## THE REQUEST:
All of the data should be output character for character, except the pictures.

## DATA BLOCK:
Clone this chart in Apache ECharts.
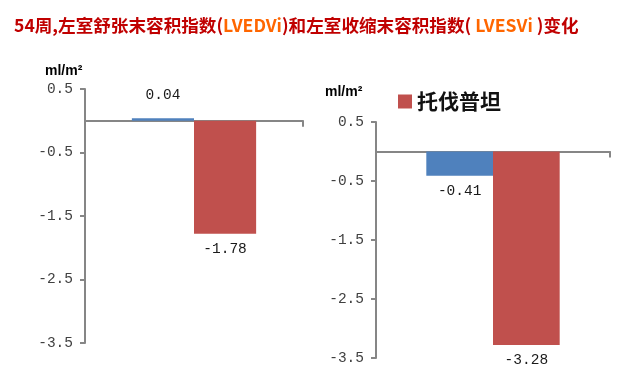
<!DOCTYPE html>
<html>
<head>
<meta charset="utf-8">
<script src="https://cdn.jsdelivr.net/npm/echarts@6/dist/echarts.min.js"></script>
<style>html,body{margin:0;padding:0;background:#fff}#c{width:621px;height:380px}</style>
</head>
<body>
<div id="c"></div>
<script>
var categories = ['54周'];
var seriesNames = ['对照', '托伐普坦'];
var lvedviValues = [[0.04], [-1.78]];   // left panel: [control], [tolvaptan]
var lvesviValues = [[-0.41], [-3.28]];  // right panel
var yTickValues = [-3.5, -2.5, -1.5, -0.5, 0.5];
var colors = ['#4f81bd', '#c0504d'];

var numFont = 'Liberation Mono';
var axisGray = '#868686';

function makeX(gi) {
  return {
    type: 'category', gridIndex: gi, data: categories,
    axisLine: {onZero: true, lineStyle: {color: axisGray, width: 2}},
    axisTick: {show: true, length: 6, interval: 0, lineStyle: {color: axisGray, width: 2}},
    axisLabel: {show: false}, splitLine: {show: false}
  };
}
function makeY(gi) {
  return {
    type: 'value', gridIndex: gi, min: -3.5, max: 0.5, interval: 0.5,
    axisLine: {show: true, lineStyle: {color: axisGray, width: 2}},
    axisTick: {show: true, length: 5, customValues: yTickValues, lineStyle: {color: axisGray, width: 2}},
    axisLabel: {customValues: yTickValues, margin: 12, fontFamily: numFont, fontSize: 14.5, color: '#404040',
      formatter: function (v) { return String(v); }},
    splitLine: {show: false}
  };
}
function makeSeries(gi, vals) {
  return vals.map(function (arr, i) {
    return {
      name: seriesNames[i], type: 'bar', xAxisIndex: gi, yAxisIndex: gi,
      barGap: 0, barCategoryGap: '43%',
      itemStyle: {color: colors[i]},
      data: arr.map(function (v) {
        return {value: v, label: {position: v >= 0 ? 'top' : 'bottom', distance: v >= 0 ? 16 : 8}};
      }),
      label: {show: true, fontFamily: numFont, fontSize: 14.5, color: '#1a1a1a',
        formatter: function (p) { return p.value.toFixed(2); }}
    };
  });
}

var chart = echarts.init(document.getElementById('c'), null, {renderer: 'canvas'});
chart.setOption({
  animation: false,
  backgroundColor: '#fff',
  title: {
    left: 9, top: 12,
    text: '{r|54周,左室舒张末容积指数(}{o|LVEDVi}{r|)和左室收缩末容积指数(}{o| LVESVi }{r|)变化}',
    textStyle: {
      rich: {
        r: {color: '#c00000', fontSize: 17.6, fontWeight: 'bold', fontFamily: 'Noto Sans CJK SC'},
        o: {color: '#ff6600', fontSize: 17.6, fontWeight: 'bold', fontFamily: 'Noto Sans CJK SC'}
      }
    }
  },
  legend: {
    data: ['托伐普坦'], left: 393, top: 86, icon: 'rect', itemWidth: 14, itemHeight: 14, itemGap: 8,
    textStyle: {fontSize: 21, fontWeight: 'bold', color: '#111', fontFamily: 'Noto Sans CJK SC'}
  },
  grid: [
    {left: 85, top: 89, width: 218, height: 254},
    {left: 376, top: 122, width: 234, height: 236}
  ],
  xAxis: [makeX(0), makeX(1)],
  yAxis: [makeY(0), makeY(1)],
  graphic: [
    {type: 'text', left: 45, top: 64, style: {text: 'ml/m²', fontSize: 14, fontWeight: 'bold', fontFamily: 'Liberation Sans', fill: '#000'}},
    {type: 'text', left: 325, top: 85, style: {text: 'ml/m²', fontSize: 14, fontWeight: 'bold', fontFamily: 'Liberation Sans', fill: '#000'}}
  ],
  series: makeSeries(0, lvedviValues).concat(makeSeries(1, lvesviValues))
});
</script>
</body>
</html>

## SOLUTION BELOW:
Clone this chart in Apache ECharts.
<!DOCTYPE html>
<html>
<head>
<meta charset="utf-8">
<script src="https://cdn.jsdelivr.net/npm/echarts@6/dist/echarts.min.js"></script>
<style>html,body{margin:0;padding:0;background:#fff}#c{width:621px;height:380px}</style>
</head>
<body>
<div id="c"></div>
<script>
var categories = ['54周'];
var seriesNames = ['对照', '托伐普坦'];
var lvedviValues = [[0.04], [-1.78]];   // left panel: [control], [tolvaptan]
var lvesviValues = [[-0.41], [-3.28]];  // right panel
var yTickValues = [-3.5, -2.5, -1.5, -0.5, 0.5];
var colors = ['#4f81bd', '#c0504d'];

var numFont = 'Liberation Mono';
var axisGray = '#868686';

function makeX(gi) {
  return {
    type: 'category', gridIndex: gi, data: categories,
    axisLine: {onZero: true, lineStyle: {color: axisGray, width: 2}},
    axisTick: {show: true, length: 6, interval: 0, lineStyle: {color: axisGray, width: 2}},
    axisLabel: {show: false}, splitLine: {show: false}
  };
}
function makeY(gi) {
  return {
    type: 'value', gridIndex: gi, min: -3.5, max: 0.5, interval: 0.5,
    axisLine: {show: true, lineStyle: {color: axisGray, width: 2}},
    axisTick: {show: true, length: 5, customValues: yTickValues, lineStyle: {color: axisGray, width: 2}},
    axisLabel: {customValues: yTickValues, margin: 12, fontFamily: numFont, fontSize: 14.5, color: '#404040',
      formatter: function (v) { return String(v); }},
    splitLine: {show: false}
  };
}
function makeSeries(gi, vals) {
  return vals.map(function (arr, i) {
    return {
      name: seriesNames[i], type: 'bar', xAxisIndex: gi, yAxisIndex: gi,
      barGap: 0, barCategoryGap: '43%',
      itemStyle: {color: colors[i]},
      data: arr.map(function (v) {
        return {value: v, label: {position: v >= 0 ? 'top' : 'bottom', distance: v >= 0 ? 16 : 8}};
      }),
      label: {show: true, fontFamily: numFont, fontSize: 14.5, color: '#1a1a1a',
        formatter: function (p) { return p.value.toFixed(2); }}
    };
  });
}

var chart = echarts.init(document.getElementById('c'), null, {renderer: 'canvas'});
chart.setOption({
  animation: false,
  backgroundColor: '#fff',
  title: {
    left: 9, top: 12,
    text: '{r|54周,左室舒张末容积指数(}{o|LVEDVi}{r|)和左室收缩末容积指数(}{o| LVESVi }{r|)变化}',
    textStyle: {
      rich: {
        r: {color: '#c00000', fontSize: 17.6, fontWeight: 'bold', fontFamily: 'Noto Sans CJK SC'},
        o: {color: '#ff6600', fontSize: 17.6, fontWeight: 'bold', fontFamily: 'Noto Sans CJK SC'}
      }
    }
  },
  legend: {
    data: ['托伐普坦'], left: 393, top: 86, icon: 'rect', itemWidth: 14, itemHeight: 14, itemGap: 8,
    textStyle: {fontSize: 21, fontWeight: 'bold', color: '#111', fontFamily: 'Noto Sans CJK SC'}
  },
  grid: [
    {left: 85, top: 89, width: 218, height: 254},
    {left: 376, top: 122, width: 234, height: 236}
  ],
  xAxis: [makeX(0), makeX(1)],
  yAxis: [makeY(0), makeY(1)],
  graphic: [
    {type: 'text', left: 45, top: 64, style: {text: 'ml/m²', fontSize: 14, fontWeight: 'bold', fontFamily: 'Liberation Sans', fill: '#000'}},
    {type: 'text', left: 325, top: 85, style: {text: 'ml/m²', fontSize: 14, fontWeight: 'bold', fontFamily: 'Liberation Sans', fill: '#000'}}
  ],
  series: makeSeries(0, lvedviValues).concat(makeSeries(1, lvesviValues))
});
</script>
</body>
</html>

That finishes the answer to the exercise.